Public company boards of directors should carefully review their policies and procedures for evaluating director independence in response to two recent developments:
- The New York Stock Exchange (NYSE), the Nasdaq Stock Market (NASDAQ) and the American Stock Exchange (Amex) have modified certain “bright-line tests” for determining director independence; and
- The Securities and Exchange Commission (SEC) recently determined that a director of three public companies caused each company to violate federal securities laws and levied substantial personal fines on the director.
Revised Bright-Line Independence Tests
Increased Director Compensation Threshold. The NYSE, NASDAQ and Amex amended the bright-line test for direct compensation of a director or his or her immediate family members by increasing the dollar threshold from $100,000 to $120,000. Accordingly, a director cannot be deemed independent if he or she has received, or has an immediate family member who has received, during any twelve-month period within the three years preceding the independence determination, more than $120,000 in direct compensation from the company. (Note that, as before, amounts received as compensation for board or committee service, compensation paid to an immediate family member who is an employee of the company (other than an executive officer) and benefits under a tax-qualified retirement plan do not count toward the $120,000 limit.)
The amendments were adopted to be consistent with the SEC’s 2006 amendment to Item 404 of Regulation S-K, which increased the threshold for disclosure of related person transactions from $60,000 to $120,000.
(See Section 303A.02(b)(ii) of the NYSE Listed Company Manual, NASDAQ Rule 4200(a)(15)(B) and Section 803(A)(2)(b) of the Amex Company Guide.)
Narrowed Auditor Affiliation Test. The NYSE further revised its director independence requirements applicable to auditor affiliation. Prior to the amendment, a director could not be deemed independent when an immediate family member was a current employee of the company’s audit firm and participated in the firm’s audit, assurance or tax compliance practice. Consequently, under the previous test, a director would not be independent if, for example, the director’s child took an entry-level staff position and had no involvement with the company’s audit.
Under the amended test, an independent director may have an immediate family member serving as an employee (but not a partner) of the company’s independent auditor, provided the family member is not personally involved (and has not been personally involved for the past three years) with the company’s audit.
(See Section 303A.02(b)(iii) of the NYSE Listed Company Manual.)
SEC Enforcement Action
Mark C. Thompson was found by the SEC to be the cause of several reporting violations of three public companies on whose boards he served by failing to disclose to the companies his business relationship with Ernst & Young LLP (E&Y), the companies’ independent auditor.
While serving as a director for each of the companies, and as a member of the audit committee for one of the three, Mr. Thompson created a series of business development audio CDs for E&Y to provide to prospective clients. The SEC noted that Mr.
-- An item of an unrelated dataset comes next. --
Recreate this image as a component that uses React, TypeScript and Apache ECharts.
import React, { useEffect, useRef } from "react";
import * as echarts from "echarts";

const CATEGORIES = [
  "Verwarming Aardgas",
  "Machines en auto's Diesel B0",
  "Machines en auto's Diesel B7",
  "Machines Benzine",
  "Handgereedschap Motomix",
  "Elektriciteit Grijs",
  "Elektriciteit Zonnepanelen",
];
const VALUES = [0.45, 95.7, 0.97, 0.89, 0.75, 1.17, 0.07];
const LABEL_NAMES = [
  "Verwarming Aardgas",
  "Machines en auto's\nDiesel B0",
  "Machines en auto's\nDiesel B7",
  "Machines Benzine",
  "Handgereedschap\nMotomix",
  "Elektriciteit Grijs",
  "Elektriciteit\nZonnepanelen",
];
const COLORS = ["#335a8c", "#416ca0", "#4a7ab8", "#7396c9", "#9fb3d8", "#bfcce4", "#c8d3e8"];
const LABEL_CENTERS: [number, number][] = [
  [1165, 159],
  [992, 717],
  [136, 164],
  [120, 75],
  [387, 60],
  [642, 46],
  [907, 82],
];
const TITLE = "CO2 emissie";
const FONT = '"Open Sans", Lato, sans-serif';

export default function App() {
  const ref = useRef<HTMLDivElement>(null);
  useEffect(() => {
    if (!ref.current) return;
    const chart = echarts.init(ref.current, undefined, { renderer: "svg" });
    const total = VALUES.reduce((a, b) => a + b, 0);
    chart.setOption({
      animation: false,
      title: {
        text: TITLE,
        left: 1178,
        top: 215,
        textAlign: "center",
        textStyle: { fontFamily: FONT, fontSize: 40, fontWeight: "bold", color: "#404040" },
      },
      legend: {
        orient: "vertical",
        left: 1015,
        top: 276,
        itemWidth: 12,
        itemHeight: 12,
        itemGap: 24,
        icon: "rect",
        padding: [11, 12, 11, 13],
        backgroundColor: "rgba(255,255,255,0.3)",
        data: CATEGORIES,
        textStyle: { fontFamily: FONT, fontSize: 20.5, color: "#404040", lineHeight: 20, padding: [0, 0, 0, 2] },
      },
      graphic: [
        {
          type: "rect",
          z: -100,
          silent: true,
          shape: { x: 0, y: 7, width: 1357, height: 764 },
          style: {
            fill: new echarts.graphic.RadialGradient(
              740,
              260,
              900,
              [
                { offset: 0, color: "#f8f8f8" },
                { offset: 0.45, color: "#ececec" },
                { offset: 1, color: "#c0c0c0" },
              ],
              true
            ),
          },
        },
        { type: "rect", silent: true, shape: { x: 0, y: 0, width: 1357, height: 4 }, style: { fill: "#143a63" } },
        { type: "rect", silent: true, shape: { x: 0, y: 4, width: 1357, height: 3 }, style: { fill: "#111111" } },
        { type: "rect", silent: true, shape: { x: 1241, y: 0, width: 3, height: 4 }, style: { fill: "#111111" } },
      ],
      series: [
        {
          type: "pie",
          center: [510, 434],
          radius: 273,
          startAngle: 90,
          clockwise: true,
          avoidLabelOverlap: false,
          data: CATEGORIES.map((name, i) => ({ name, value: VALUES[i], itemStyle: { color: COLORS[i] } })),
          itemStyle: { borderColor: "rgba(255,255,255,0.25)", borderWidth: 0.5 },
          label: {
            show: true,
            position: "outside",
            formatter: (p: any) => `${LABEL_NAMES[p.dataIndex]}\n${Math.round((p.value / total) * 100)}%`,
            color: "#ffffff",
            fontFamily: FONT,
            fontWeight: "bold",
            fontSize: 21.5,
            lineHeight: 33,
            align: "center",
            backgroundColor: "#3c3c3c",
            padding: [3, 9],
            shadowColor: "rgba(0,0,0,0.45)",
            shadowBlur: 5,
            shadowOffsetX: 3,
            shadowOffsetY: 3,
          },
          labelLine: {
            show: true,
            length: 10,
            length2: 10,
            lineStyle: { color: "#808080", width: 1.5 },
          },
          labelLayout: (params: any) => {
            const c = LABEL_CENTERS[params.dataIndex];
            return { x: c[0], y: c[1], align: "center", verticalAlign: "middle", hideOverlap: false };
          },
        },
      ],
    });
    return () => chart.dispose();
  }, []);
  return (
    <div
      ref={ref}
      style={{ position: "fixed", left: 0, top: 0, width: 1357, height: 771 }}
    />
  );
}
Thompson failed to properly disclose this relationship on director and officer questionnaires that he submitted to two companies and that he failed to submit a questionnaire to one of the companies until after tendering his resignation.
As a result:
- E&Y’s independence as the auditor of the companies was impaired. This caused non-independent audit reports to be filed with the annual reports and proxy statements of two of the companies, in violation of federal securities laws.
- The proxy statements filed by all three companies requesting stockholder ratification of the retention of E&Y as independent auditor did not include a description of Mr. Thompson’s relationship with the firm. Because Mr. Thompson favored the recommendation of E&Y as independent auditor, failure to disclose the relationship constituted a violation of federal securities laws.
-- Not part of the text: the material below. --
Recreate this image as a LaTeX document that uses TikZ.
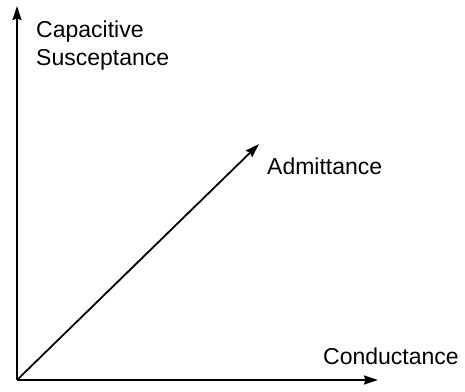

- Mr. Thompson was ordered to disgorge to the companies $100,662 of board fees he received during his E&Y business relationship and pay $23,255 in interest.
(See the full text of the SEC Administrative Proceeding at http://www.sec.gov/litigation/admin/2008/34-58310.pdf.)
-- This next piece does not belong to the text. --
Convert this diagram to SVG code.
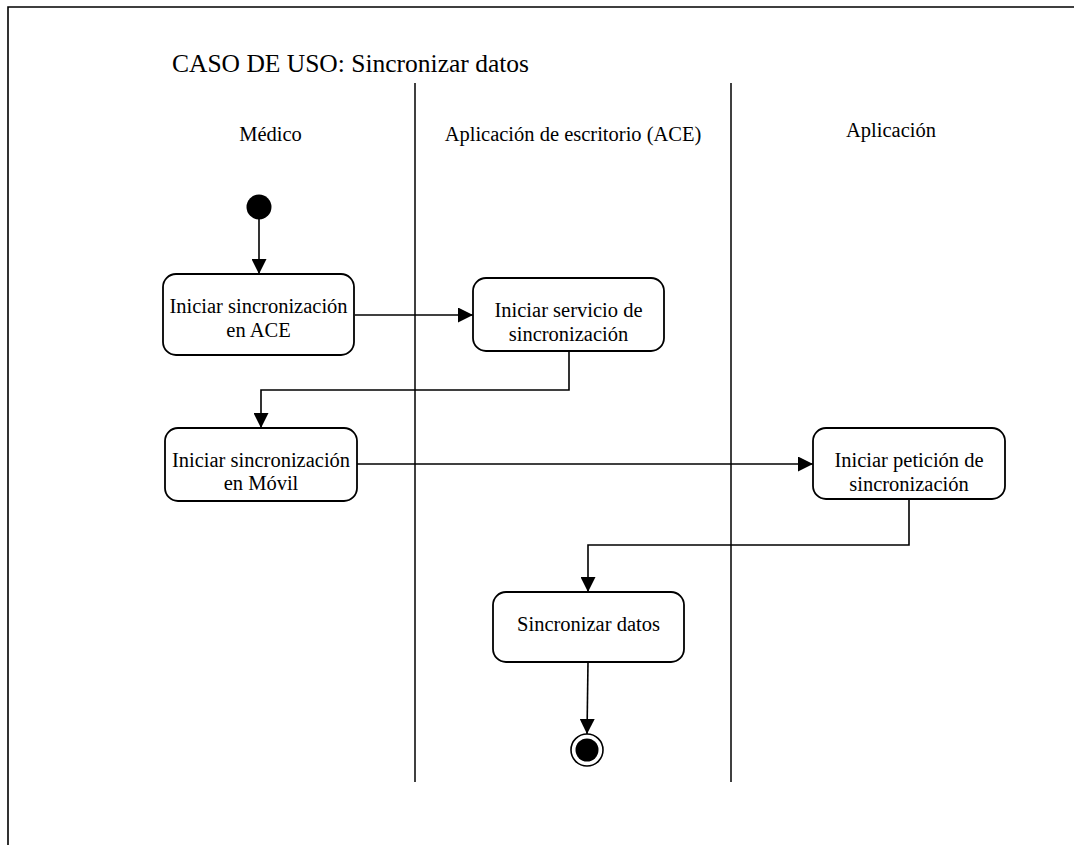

Public companies should take the following actions in light of these recent developments:
- Review and revise the company’s categorical director independence standards to align with NYSE, NASDAQ or Amex amendments, as applicable.
- Review and revise the company’s director and officer questionnaire to ensure it fully reflects the director independence test rule changes and captures business relationships with the company’s independent auditor.
- Include with each questionnaire an “executive summary” reminding directors of:
- The purposes of the questionnaire;
- The importance of carefully considering and accurately answering the questions posed, rather than mindlessly checking “no”; and
- The director’s duty to report promptly to the company any changes in the information provided, including those that may affect independence.